Borg, Google’s cluster management technology, renders it possible to migrate service workloads between different clusters as required. Similarly, Maglev facilitates the addition and removal of load balancing capacity and thereby illustrates the capability of Network Functional Virtualization technology to add and remove load balancing functionality without the addition of new hardware. Google’s deep dive into the workings of Maglev, which runs on commodity Linux servers, illustrates how its technology manages load balancing at scale and facilitates its management both of Google network traffic more generally as well as load balancing within the Google Cloud Platform. Named after the Japanese bullet qua magnetic levitation train, Google’s Maglev technology requires the addition of new Maglevs once a certain threshold has been reached with respect to the use of existing Maglevs for network load balancing purposes.

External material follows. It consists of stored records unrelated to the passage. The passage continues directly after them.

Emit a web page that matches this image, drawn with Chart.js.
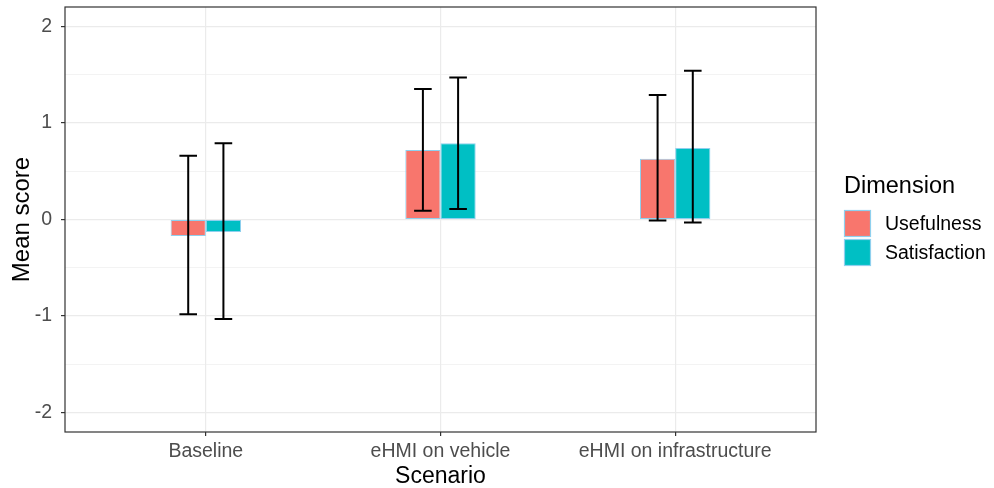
<!DOCTYPE html>
<html>
<head>
<meta charset="utf-8">
<script src="https://cdn.jsdelivr.net/npm/chart.js@4.4.1/dist/chart.umd.min.js"></script>
<style>
  html, body { margin: 0; padding: 0; background: #fff; }
  #wrap { width: 994px; height: 488px; }
</style>
</head>
<body>
<div id="wrap"><canvas id="myChart" width="994" height="488"></canvas></div>
<script>
// Data
const scenarios = ['Baseline', 'eHMI on vehicle', 'eHMI on infrastructure'];
const dimensions = ['Usefulness', 'Satisfaction'];
const usefulnessMean = [-0.17, 0.72, 0.63];
const usefulnessLow = [-0.98, 0.09, -0.01];
const usefulnessHigh = [0.66, 1.35, 1.29];
const satisfactionMean = [-0.13, 0.79, 0.74];
const satisfactionLow = [-1.03, 0.11, -0.03];
const satisfactionHigh = [0.79, 1.47, 1.54];
const yTicks = [-2, -1, 0, 1, 2];

const usefulColor = '#F8766D';
const satisColor = '#00BFC4';
const barBorder = '#8fd0ee';
const fontFam = '"Liberation Sans", Arial, sans-serif';

const errLow = [usefulnessLow, satisfactionLow];
const errHigh = [usefulnessHigh, satisfactionHigh];

// error bars, panel border, axis titles and legend
const extras = {
  id: 'extras',
  afterDatasetsDraw: (chart) => {
    const ctx = chart.ctx;
    const ys = chart.scales.y;
    ctx.save();
    ctx.strokeStyle = '#000';
    ctx.lineWidth = 2;
    chart.data.datasets.forEach((ds, i) => {
      const meta = chart.getDatasetMeta(i);
      meta.data.forEach((bar, j) => {
        const x = bar.x;
        const half = bar.width / 4;
        const yl = ys.getPixelForValue(errLow[i][j]);
        const yh = ys.getPixelForValue(errHigh[i][j]);
        ctx.beginPath();
        ctx.moveTo(x, yl); ctx.lineTo(x, yh);
        ctx.moveTo(x - half, yl); ctx.lineTo(x + half, yl);
        ctx.moveTo(x - half, yh); ctx.lineTo(x + half, yh);
        ctx.stroke();
      });
    });
    ctx.restore();
  },
  afterDraw: (chart) => {
    const ctx = chart.ctx;
    const a = chart.chartArea;
    ctx.save();
    ctx.strokeStyle = '#333333';
    ctx.lineWidth = 1.2;
    ctx.strokeRect(a.left, a.top, a.right - a.left, a.bottom - a.top);

    ctx.fillStyle = '#000';
    ctx.font = '23px ' + fontFam;
    ctx.textAlign = 'center';
    ctx.textBaseline = 'middle';
    ctx.fillText('Scenario', (a.left + a.right) / 2, 477);
    ctx.save();
    ctx.font = '24px ' + fontFam;
    ctx.translate(22, (a.top + a.bottom) / 2);
    ctx.rotate(-Math.PI / 2);
    ctx.fillText('Mean score', 0, 0);
    ctx.restore();

    // legend
    ctx.textAlign = 'left';
    ctx.font = '23.5px ' + fontFam;
    ctx.fillText('Dimension', 844, 187);
    const cols = [usefulColor, satisColor];
    ctx.font = '19.5px ' + fontFam;
    dimensions.forEach((d, i) => {
      const ky = 210 + i * 29;
      ctx.fillStyle = cols[i];
      ctx.fillRect(844, ky, 27, 27);
      ctx.strokeStyle = barBorder;
      ctx.lineWidth = 1.2;
      ctx.strokeRect(844.5, ky + 0.5, 26, 26);
      ctx.fillStyle = '#000';
      ctx.fillText(d, 885, ky + 15);
    });
    ctx.restore();
  }
};

const ctx = document.getElementById('myChart').getContext('2d');
const chart = new Chart(ctx, {
  type: 'bar',
  data: {
    datasets: [
      {
        label: dimensions[0],
        backgroundColor: usefulColor,
        borderColor: barBorder,
        borderWidth: 1,
        borderSkipped: false,
        data: usefulnessMean.map((v, i) => ({ x: i + 1, y: v })),
      }, {
        label: dimensions[1],
        backgroundColor: satisColor,
        borderColor: barBorder,
        borderWidth: 1,
        borderSkipped: false,
        data: satisfactionMean.map((v, i) => ({ x: i + 1, y: v })),
      }
    ]
  },
  plugins: [extras],
  options: {
    responsive: false,
    animation: false,
    categoryPercentage: 0.3,
    barPercentage: 1,
    layout: { padding: { left: 0, top: 7, right: 178, bottom: 0 } },
    plugins: {
      legend: { display: false },
      tooltip: { enabled: false }
    },
    scales: {
      x: {
        type: 'linear',
        min: 0.4,
        max: 3.6,
        offset: false,
        afterBuildTicks: (s) => { s.ticks = scenarios.map((c, i) => ({ value: i + 1 })); },
        afterFit: (s) => { s.height = 56; s.paddingLeft = 0; s.paddingRight = 0; },
        ticks: {
          callback: (v) => scenarios[v - 1] || '',
          color: '#4d4d4d',
          font: { family: fontFam, size: 19.5 },
          padding: 4,
          maxRotation: 0,
          autoSkip: false
        },
        grid: {
          offset: false,
          color: '#ebebeb',
          lineWidth: 1.2,
          tickColor: '#333333',
          tickLength: 4
        },
        border: { display: false }
      },
      y: {
        min: -2.2,
        max: 2.2,
        afterBuildTicks: (s) => {
          const t = [];
          for (let v = -2; v <= 2.001; v += 0.5) t.push({ value: Math.round(v * 10) / 10 });
          s.ticks = t;
        },
        afterFit: (s) => { s.width = 65; s.paddingTop = 0; s.paddingBottom = 0; },
        ticks: {
          callback: (v) => yTicks.includes(v) ? String(v) : '',
          color: '#4d4d4d',
          font: { family: fontFam, size: 19.5 },
          padding: 9
        },
        grid: {
          color: '#ebebeb',
          lineWidth: (c) => Number.isInteger(c.tick && c.tick.value) ? 1.2 : 0.6,
          tickColor: (c) => Number.isInteger(c.tick && c.tick.value) ? '#333333' : 'rgba(0,0,0,0)',
          tickLength: 4
        },
        border: { display: false }
      }
    }
  }
});
</script>
</body>
</html>
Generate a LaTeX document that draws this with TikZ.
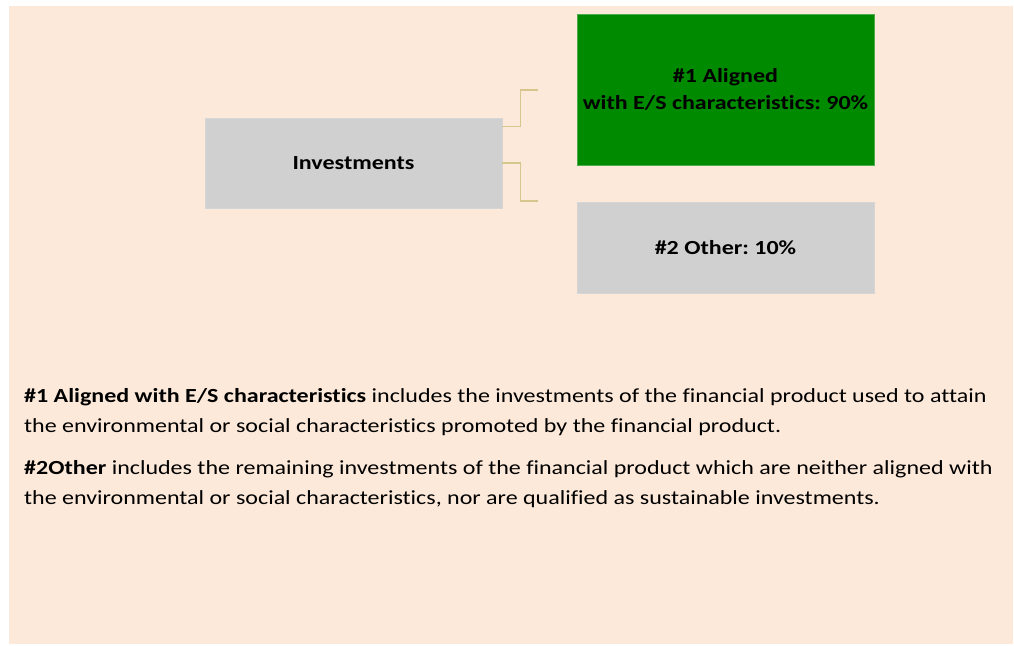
\documentclass[tikz,border=0pt]{standalone}
\usepackage{fontspec}
\setmainfont{Carlito}[FakeStretch=1.2, Ligatures=NoCommon]
\frenchspacing
\definecolor{peach}{RGB}{253,233,217}
\definecolor{boxgreen}{RGB}{0,138,0}
\definecolor{boxgrey}{RGB}{208,208,208}
\definecolor{conncol}{RGB}{214,198,140}
\begin{document}
\begin{tikzpicture}[x=1pt,y=-1pt,
  box/.style={rectangle, minimum width=297pt, inner sep=0pt, align=center, font=\fontsize{20}{27}\selectfont\bfseries\frenchspacing},
  greybox/.style={box, fill=boxgrey, draw=boxgrey!90!white},
  greenbox/.style={box, fill=boxgreen, draw=boxgreen!70!white},
  conn/.style={draw=conncol, line width=1.2pt},
  body/.style={anchor=base west, inner sep=0pt, font=\fontsize{20}{24}\selectfont\frenchspacing}]
\useasboundingbox (0,0) rectangle (1014,645);
\fill[peach] (9,6) rectangle (1013,644);
\node[greybox, minimum height=90pt] (inv) at (353.5,163) {Investments};
\node[greenbox, minimum height=151pt] (aligned) at (725.5,89.5) {\#1 Aligned\\with E/S characteristics: 90\%};
\node[greybox, minimum height=91pt] (other) at (725.5,247.5) {\#2 Other: 10\%};
\coordinate (c1) at (538,90);
\coordinate (c2) at (538,201);
\draw[conn] ([yshift=-9pt]inv.north east) -- ++(18,0) |- (c1);
\draw[conn] (inv.east) -- ++(18,0) |- (c2);
\node[body] (t1) at (24,402) {\textbf{\#1 Aligned with E/S characteristics} includes the investments of the financial product used to attain};
\node[body] (t2) at (24,432) {the environmental or social characteristics promoted by the financial product.};
\node[body] (t3) at (24,474) {\textbf{\#2Other} includes the remaining investments of the financial product which are neither aligned with};
\node[body] (t4) at (24,504) {the environmental or social characteristics, nor are qualified as sustainable investments.};
\end{tikzpicture}
\end{document}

Google CEO Sundar Pichai recently announced that Gmail has surpassed 1 billion users per month and that its Google Cloud Platform is used by more than 4 million applications. Pichai also asserted that the Google Cloud Platform “is ready to be used at scale,” and that the company has reached a point where its cloud infrastructure and applications have reached a level of maturity at exactly the time when the broader, industry-wide “movement to cloud has reached a tipping point.” Pichai further noted that Catholic Health Initiatives, one of the nation’s largest non-profit health systems, announced its transition to Google Apps last quarter in what amounts to yet another example of the Google Cloud Platform’s readiness to embrace workloads from large organizations and enterprises. Unlike Microsoft and Amazon, Alphabet, Google’s parent company, failed to break out revenue run rate details about its subsidiary cloud business but the company’s appointment of VMware executive Diane Greene to head Google’s cloud services division in November constitutes ample proof of the company’s interest in building out its cloud business. The question now, however, is when and how Google plans to court the enterprise, which has traditionally been dominated by Microsoft and IBM in the enterprise software and infrastructure space. Without more details of its anticipated strategy for gaining traction for cloud products and services in the enterprise, investors and analysts alike will be hard pressed to understand how Google plans to build cloud market share, particularly given continued impressive revenue growth for Amazon Web Services and Microsoft’s growing ascendancy in the cloud products and services space under CEO Satya Nadella.